I will conclude our update by reviewing three studies that involve sports and protein. The first involved postexercise feeding for glycogen replacement. After endurance exercise, muscle glycogen levels are low. This study compared carbohydrate, protein, and a carbohydrate-protein mixture after exhaustive exercise to see which helped the body to restore muscle glycogen levels. Plasma analysis after supplementation showed higher glucose levels after carbohydrate ingestion. Plasma insulin was highest after the protein-carbohydrate combination. Plasma insulin, not glucose, is the metabolite we want to see elevated because of its strong stimulating effect on muscle glycogen storage. Muscle biopsies revealed that the carbohydrate-protein supplement combination had faster rates of muscle glycogen repletion than the carbohydrate group alone, which had significantly greater impact on glycogen repletion than the protein only group, which was a distant third.4
In the second study, researchers looked at plasma amino acid changes after endurance exercise to exhaustion in 11 triathletes. The diets included a level of protein that was 1.6 gm/kg of body weight, which is significantly higher than the RDA of 0.8 gm/kg of body weight. Carbohydrates made up 65 percent of the total caloric intake. After in-depth analysis (which will not be reviewed due to space requirements), the researchers concluded that protein requirements of athletes participating in exhaustive endurance activities should be substantially higher than the RDA. They stated that precise recommendations required further study.5
Our final protein study looked at protein requirements and muscle mass and strength changes during intensive training in novice male body builders. Using a double blind, crossover format, 12 men in their early 20s were put on a six-day-a-week, intensive, weight lifting program. Researchers found that to maintain nitrogen balance, protein needs were 1.6 to 1.7 gm/kg of body weight, which is more than double the RDA.6
Comment: It is interesting that for years athletes in the body building, Olympic lifting, and power lifting communities have ingested amounts of protein that traditional medical practitioners and dietitians have said was of no benefit to them. I expect that if studies of this nature continue, we will receive further evidence that athletes who train intensely, whether it be in aerobic or anaerobic sports, have protein requirements greater than the general public. The rule of thumb I use for my patients is as follows: In times of illness, injury, stress, or intense training, the requirements for nutrient-dense foods, macronutrients, and micronutrients all increase. I am confident we will continue to see research that validates this principle.
- Bennett, Reed, et al. Short-term effects of dietary fat ingestion on energy expenditure and nutrient balance. American Journal of Clinical Nutrition. 55:1071-1077, 1992.

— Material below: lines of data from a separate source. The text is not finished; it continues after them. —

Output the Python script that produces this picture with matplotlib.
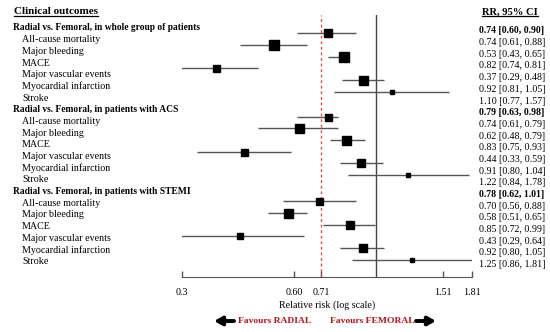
import matplotlib
matplotlib.use('Agg')
import matplotlib.pyplot as plt
from matplotlib.lines import Line2D
from matplotlib.transforms import blended_transform_factory, IdentityTransform

plt.rcParams['font.family'] = ['Liberation Serif', 'DejaVu Serif']

# Subgroups and outcomes
groups = ['whole group of patients', 'patients with ACS', 'patients with STEMI']
outcomes = ['All-cause mortality', 'Major bleeding', 'MACE',
            'Major vascular events', 'Myocardial infarction', 'Stroke']

# Pooled relative risk per subgroup
pooled_rr = [0.74, 0.79, 0.78]
pooled_lo = [0.60, 0.63, 0.62]
pooled_hi = [0.90, 0.98, 1.01]

# Relative risk per outcome, one list per subgroup
rr_whole = [0.74, 0.53, 0.82, 0.37, 0.92, 1.10]
lo_whole = [0.61, 0.43, 0.74, 0.29, 0.81, 0.77]
hi_whole = [0.88, 0.65, 0.81, 0.48, 1.05, 1.57]

rr_acs = [0.74, 0.62, 0.83, 0.44, 0.91, 1.22]
lo_acs = [0.61, 0.48, 0.75, 0.33, 0.80, 0.84]
hi_acs = [0.79, 0.79, 0.93, 0.59, 1.04, 1.78]

rr_stemi = [0.70, 0.58, 0.85, 0.43, 0.92, 1.25]
lo_stemi = [0.56, 0.51, 0.72, 0.29, 0.80, 0.86]
hi_stemi = [0.88, 0.65, 0.99, 0.64, 1.05, 1.81]

tick_values = [0.3, 0.60, 0.71, 1.51, 1.81]
tick_labels = ['0.3', '0.60', '0.71', '1.51', '1.81']

rr = [rr_whole, rr_acs, rr_stemi]
lo = [lo_whole, lo_acs, lo_stemi]
hi = [hi_whole, hi_acs, hi_stemi]

# square sizes (px) reflect study weight
box_px = [[8, 10, 10, 7, 9, 5],
          [7, 9, 9, 7, 8.5, 5],
          [7, 9, 8, 6, 8.5, 5]]
lane_shift = [-0.55, -0.4, -0.15]

RED = '#b3141c'
W, H = 550, 332
ROW0, ROWH = 28, 11.68

fig = plt.figure(figsize=(W / 100, H / 100), dpi=100)


def fx(px):
    return px / W


def fy(py):
    return 1 - py / H


ax = fig.add_axes([fx(182), fy(277), fx(472) - fx(182), fy(15) - fy(277)])
ax.set_xscale('log')
ax.set_xlim(0.3, 1.81)
ax.set_ylim((277 - ROW0) / ROWH, (15 - ROW0) / ROWH)

for s in ['top', 'left', 'right']:
    ax.spines[s].set_visible(False)
ax.spines['bottom'].set_color('#555555')
ax.set_yticks([])
ax.set_xticks(tick_values)
ax.set_xticklabels(tick_labels)
ax.xaxis.set_minor_locator(matplotlib.ticker.NullLocator())
ax.tick_params(axis='x', direction='in', length=4, width=1, color='#555555',
               pad=8, labelsize=7.2)

ax.axvline(1.0, color='#444444', lw=1)
ax.axvline(0.71, color='#e0504a', lw=1, ls=(0, (2, 2)))

left = blended_transform_factory(fig.transFigure, ax.transData)

for g in range(3):
    base = g * 7
    ax.text(fx(13), base, f'Radial vs. Femoral, in {groups[g]}', transform=left,
            fontsize=6.85, fontweight='bold', va='center', ha='left', clip_on=False)
    ax.text(fx(479), base + 0.25, f'{pooled_rr[g]:.2f} [{pooled_lo[g]:.2f}, {pooled_hi[g]:.2f}]',
            transform=left, fontsize=7.0, fontweight='bold', va='center', ha='left',
            clip_on=False)
    for i, name in enumerate(outcomes):
        row = base + 1 + i
        ax.text(fx(22), row, name, transform=left, fontsize=7.2,
                va='center', ha='left', clip_on=False)
        ax.text(fx(479), row + 0.25, f'{rr[g][i]:.2f} [{lo[g][i]:.2f}, {hi[g][i]:.2f}]',
                transform=left, fontsize=7.2, va='center', ha='left', clip_on=False)
        y = row + lane_shift[g]
        ax.hlines(y, lo[g][i], hi[g][i], color='#555555', lw=1)
        ax.plot(rr[g][i], y, 's', color='black', ms=box_px[g][i] * 0.72, mec='black')

t1 = fig.text(fx(14), fy(12), 'Clinical outcomes', fontsize=8, fontweight='bold',
              va='center', ha='left')
t2 = fig.text(fx(510), fy(12), 'RR, 95% CI', fontsize=7.6, fontweight='bold',
              va='center', ha='center')

fig.text(fx(327), fy(305), 'Relative risk (log scale)', fontsize=7.2,
         va='center', ha='center')
fig.text(fx(238), fy(321), 'Favours RADIAL', fontsize=6.8, fontweight='bold',
         color=RED, va='center', ha='left')
fig.text(fx(330), fy(321), 'Favours FEMORAL', fontsize=6.8, fontweight='bold',
         color=RED, va='center', ha='left')

arrow = dict(arrowstyle='-|>,head_width=0.25,head_length=0.45', lw=2.8, color='black',
             shrinkA=0, shrinkB=0)
ax.annotate('', xy=(214, H - 321), xytext=(234, H - 321), xycoords='figure pixels',
            textcoords='figure pixels', arrowprops=arrow, annotation_clip=False)
ax.annotate('', xy=(436, H - 321), xytext=(416, H - 321), xycoords='figure pixels',
            textcoords='figure pixels', arrowprops=arrow, annotation_clip=False)

# underline the two column titles
fig.canvas.draw()
renderer = fig.canvas.get_renderer()
for t in (t1, t2):
    bb = t.get_window_extent(renderer)
    fig.add_artist(Line2D([bb.x0, bb.x1], [bb.y0 + 0.5, bb.y0 + 0.5], color='black',
                          lw=0.9, transform=IdentityTransform()))

fig.savefig('out.png', dpi=100)
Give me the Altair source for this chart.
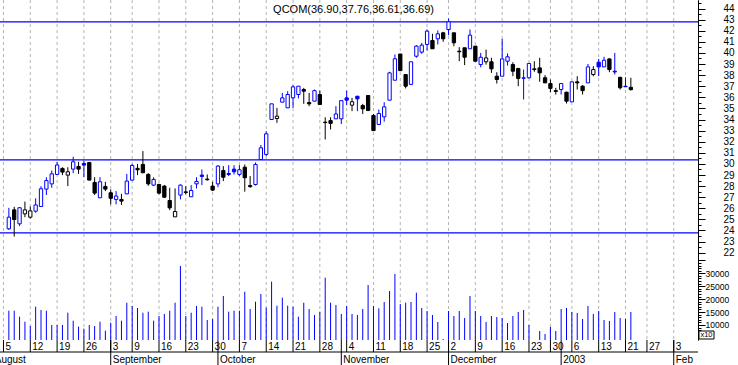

- Greenhaff, Casey, et al. Influence of oral creatine supplementation on muscle torque during repeated bouts of maximal voluntary exercise in humans. Clinical Science. 84:555-571, 1993.
- Brilla and Haley. Effect of magnesium supplementation on strength training in humans. Journal of American College of Nutrition. 11:326-329, 1992.
- Zawadski, Yaspelkis, and Ivy. Carbohydrate-protein conflict increases rate of muscle glycogen storage after exercise. Journal of Applied Physiology. 72:1854-1859, 1992.
- Bazzare and Merdoch, et al. Plasma amino acid responses of trained athletes to successive exhaustion trials with and without interim carbohydrate feeding. Journal of the American College of Nutrition. 11:501-511, 1992.
- Lemon, et al. Protein requirements and muscle mass/strength changes during intensive training in novice body builders. Journal of Applied Physiology. 73:767-775, 1992.